Later-Stage financing
Inflow of capital after the first phase of marketing.

M

MBI
Take-over of the company by an external management (management buy-in).

MBO
Take-over of the company by the existing management (management buy-out).

O

Oversubscription
If demand for a certain stock is higher than the volume of issued shares, the stock is oversubscribed. Stock is oversubscribed a hundred times when the demand exceeds the available shares a hundred times.

P

Portfolio
Portfolio, in finance, is a collection of investments held by an institution or a private individual. Holding a portfolio is often part of an investment and risk-limiting strategy called diversification. By owning several assets, certain types of risk (in particular specific risk) can be reduced.

Post-money valuation
Value of a company after a round of financing.

Pre-money valuation
Value of a company before a round of financing.

Private Equity
Equity capital provided to companies for development of new products or technologies, strengthening of the capital base or for acquisitions. The term is used to describe any financing before an IPO, particularly MBOs and MBIs.

S

Seed financing
Usually only the business idea (business plan) exists during this stage.

Soft money
Capital without profit requirements (from public agencies, foundations, etc.).

Squeeze out
A procedure which allows majority shareholders to squeeze small shareholders out of the company by the payment of a cash settlement. This is permitted in Germany if the majority amounts to 95 % or more.

Start up financing
A company’s formation period in which product development and the first marketing steps are financed.

Subscription period
A specific time period before the official IPO in which shares may be purchased (subscribed).

Syndication
Joining of several venture capital companies to reduce investment risks.

T

Track record
Success and experience history of a company or joint venture.

Turn around
Restructuring/financing of companies after they have overcome previously existing problems.

V

Venture Capital
Equity capital of investors to finance new, fast-growing companies, also called venture or risk capital. This term is used in the USA only to describe financing of fast-growing companies during the early stages, in Europe, however, it is sometimes used as a generic term for any type of financing.
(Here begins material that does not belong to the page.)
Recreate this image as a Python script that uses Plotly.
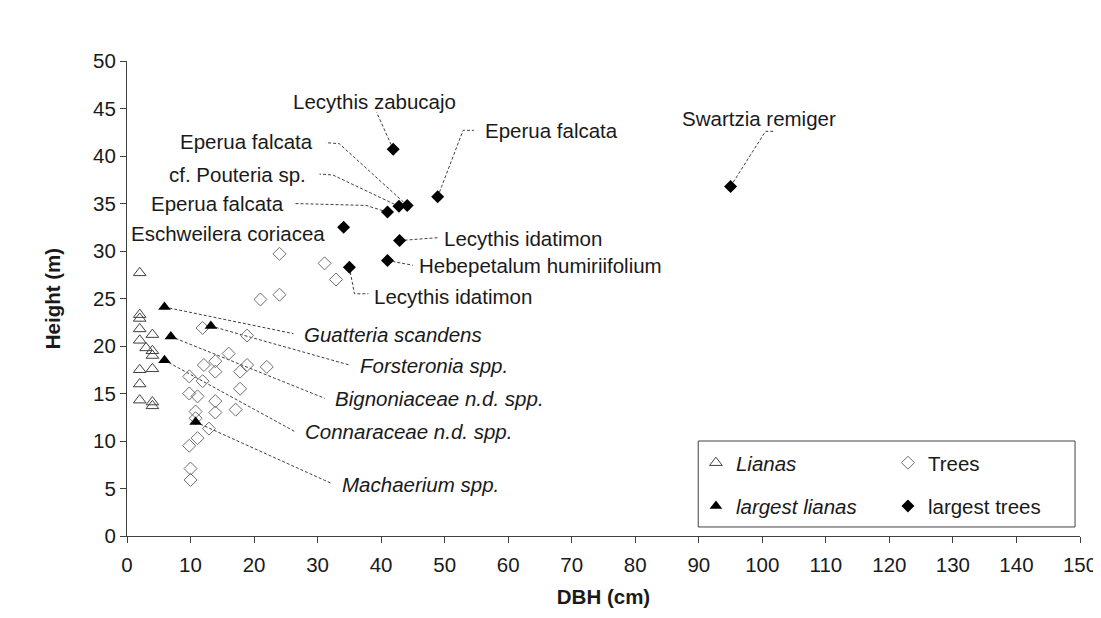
import plotly.graph_objects as go

# ---------------- data ----------------
liana_dbh = [2, 2, 2, 2, 2, 2, 2, 2, 3, 4, 4, 4, 4, 4, 4]
liana_height = [27.7, 23.3, 22.9, 21.8, 20.6, 17.5, 16.0, 14.3, 19.8, 21.2, 19.5, 19.0, 17.6, 14.1, 13.7]

tree_dbh = [24.0, 31.1, 32.9, 21.0, 24.0, 11.9, 18.9, 16.0, 12.1, 13.9, 13.9, 18.9, 22.0, 17.8,
            9.8, 11.9, 17.8, 9.8, 11.1, 13.9, 13.9, 17.1, 10.8, 10.8, 12.9, 11.1, 9.8, 10.0, 10.0]
tree_height = [29.7, 28.7, 27.0, 24.9, 25.4, 21.9, 21.1, 19.2, 18.0, 18.4, 17.3, 18.0, 17.8, 17.3,
               16.8, 16.3, 15.5, 15.0, 14.7, 14.2, 13.0, 13.3, 13.1, 12.4, 11.3, 10.3, 9.5, 7.1, 5.9]

big_liana_names = ["Guatteria scandens", "Forsteronia spp.", "Bignoniaceae n.d. spp.",
                   "Connaraceae n.d. spp.", "Machaerium spp."]
big_liana_dbh = [5.9, 13.2, 6.9, 5.9, 10.8]
big_liana_height = [24.1, 22.1, 21.0, 18.5, 12.0]

big_tree_names = ["Lecythis zabucajo", "Eperua falcata", "Eperua falcata", "cf. Pouteria sp.",
                  "Eperua falcata", "Eschweilera coriacea", "Lecythis idatimon",
                  "Hebepetalum humiriifolium", "Lecythis idatimon", "Swartzia remiger"]
big_tree_dbh = [41.9, 48.9, 44.1, 42.8, 41.0, 34.1, 42.9, 41.0, 35.0, 95.0]
big_tree_height = [40.7, 35.7, 34.8, 34.7, 34.1, 32.5, 31.1, 29.0, 28.3, 36.8]

x_ticks = list(range(0, 151, 10))
y_ticks = list(range(0, 51, 5))

# ---------------- label layout (positions of data labels) ----------------
liana_label_pos = [(27.5, 21.2), (36.3, 18.0), (32.4, 14.5), (27.7, 11.0), (33.6, 5.4)]
liana_leader_pts = [[(26.2, 21.3)], [(35.0, 18.0)], [(31.1, 14.5)], [(26.4, 11.0)], [(32.3, 5.5)]]

tree_label_pos = [(39.0, 45.7, "center"), (56.0, 42.7, "left"), (29.6, 41.5, "right"),
                  (28.5, 38.1, "right"), (25.0, 35.05, "right"), (31.5, 31.8, "right"),
                  (49.6, 31.3, "left"), (45.7, 28.5, "left"), (38.6, 25.2, "left"),
                  (87.1, 44.0, "left")]
tree_leader_pts = [[(39.3, 44.6)], [(52.9, 42.7), (54.6, 42.7)], [(33.4, 41.3), (31.3, 41.4)],
                   [(32.4, 38.0), (30.3, 38.1)], [(37.6, 34.8), (26.2, 35.0)], [],
                   [(48.9, 31.4)], [(45.0, 28.5)], [(35.8, 25.5), (38.0, 25.5)],
                   [(100.5, 42.6), (102.0, 42.6)]]

FONT = "Liberation Sans, Arial, sans-serif"
FS = 20.5
TXT = "#1a1a1a"
AX = "#404040"

fig = go.Figure()

# leader lines
lx, ly = [], []
for px, py, pts in zip(big_liana_dbh, big_liana_height, liana_leader_pts):
    if pts:
        lx += [px] + [p[0] for p in pts] + [None]
        ly += [py] + [p[1] for p in pts] + [None]
for px, py, pts in zip(big_tree_dbh, big_tree_height, tree_leader_pts):
    if pts:
        lx += [px] + [p[0] for p in pts] + [None]
        ly += [py] + [p[1] for p in pts] + [None]
fig.add_trace(go.Scatter(x=lx, y=ly, mode="lines", showlegend=False, hoverinfo="skip",
                         line=dict(color=AX, width=1, dash="3px,2px")))

fig.add_trace(go.Scatter(x=liana_dbh, y=liana_height, mode="markers", name="<i>Lianas</i>",
                         legend="legend",
                         marker=dict(symbol="triangle-up-open", size=11, color="#404040",
                                     line=dict(width=1))))
fig.add_trace(go.Scatter(x=tree_dbh, y=tree_height, mode="markers", name="Trees",
                         legend="legend",
                         marker=dict(symbol="diamond-open", size=10, color="#6e6e6e",
                                     line=dict(width=1))))
fig.add_trace(go.Scatter(x=big_liana_dbh, y=big_liana_height, mode="markers",
                         name="<i>largest lianas</i>", legend="legend2", text=big_liana_names,
                         marker=dict(symbol="triangle-up", size=11, color="#000000")))
fig.add_trace(go.Scatter(x=big_tree_dbh, y=big_tree_height, mode="markers",
                         name="largest trees", legend="legend2", text=big_tree_names,
                         marker=dict(symbol="diamond", size=10, color="#000000")))

annotations = []
for name, (ax_, ay_) in zip(big_liana_names, liana_label_pos):
    annotations.append(dict(x=ax_, y=ay_, xref="x", yref="y", text="<i>" + name + "</i>",
                            showarrow=False, xanchor="left", yanchor="middle",
                            font=dict(family=FONT, size=FS, color=TXT)))
for name, (ax_, ay_, anc) in zip(big_tree_names, tree_label_pos):
    annotations.append(dict(x=ax_, y=ay_, xref="x", yref="y", text=name,
                            showarrow=False, xanchor=anc, yanchor="middle",
                            font=dict(family=FONT, size=FS, color=TXT)))

leg_common = dict(orientation="h", xanchor="left", yanchor="middle", bgcolor="rgba(0,0,0,0)",
                  borderwidth=0, entrywidth=147, entrywidthmode="pixels",
                  font=dict(family=FONT, size=FS, color=TXT))

fig.update_layout(
    width=1101, height=618,
    margin=dict(l=119, r=21, t=53, b=90),
    paper_bgcolor="white", plot_bgcolor="white",
    font=dict(family=FONT, size=FS, color=TXT),
    annotations=annotations,
    legend=dict(x=0.597, y=0.154, **leg_common),
    legend2=dict(x=0.597, y=0.063, **leg_common),
    shapes=[dict(type="rect", xref="paper", yref="paper", x0=0.5994, x1=0.9948,
                 y0=0.019, y1=0.2, line=dict(color=AX, width=1), fillcolor="rgba(0,0,0,0)",
                 layer="above")],
    xaxis=dict(range=[0, 150], tickvals=x_ticks, showgrid=False, zeroline=False,
               showline=True, linecolor=AX, linewidth=1, ticks="outside", ticklen=6,
               tickcolor=AX, tickfont=dict(family=FONT, size=FS, color=TXT),
               ticklabelstandoff=4,
               title=dict(text="DBH (cm)", standoff=15,
                          font=dict(family=FONT, size=FS, color=TXT, weight="bold"))),
    yaxis=dict(range=[0, 50], tickvals=y_ticks, showgrid=False, zeroline=False,
               showline=True, linecolor=AX, linewidth=1, ticks="outside", ticklen=6,
               tickcolor=AX, tickfont=dict(family=FONT, size=FS, color=TXT),
               title=dict(text="Height (m)", standoff=26,
                          font=dict(family=FONT, size=FS, color=TXT, weight="bold"))),
)

fig.write_html("out.html")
Venture capital investment
A venture capital company participates in a company with capital in return for partnership interest. Usually, those are minority interests of up to 49%. The goal is to sell the interest after several years at a profit - since only then was the investment worthwhile.

Venture capital fund

A fund providing capital for the investments. Investors of the fund are both institutional investors (financial institutions, insurance companies, government agencies, pension funds) and individuals.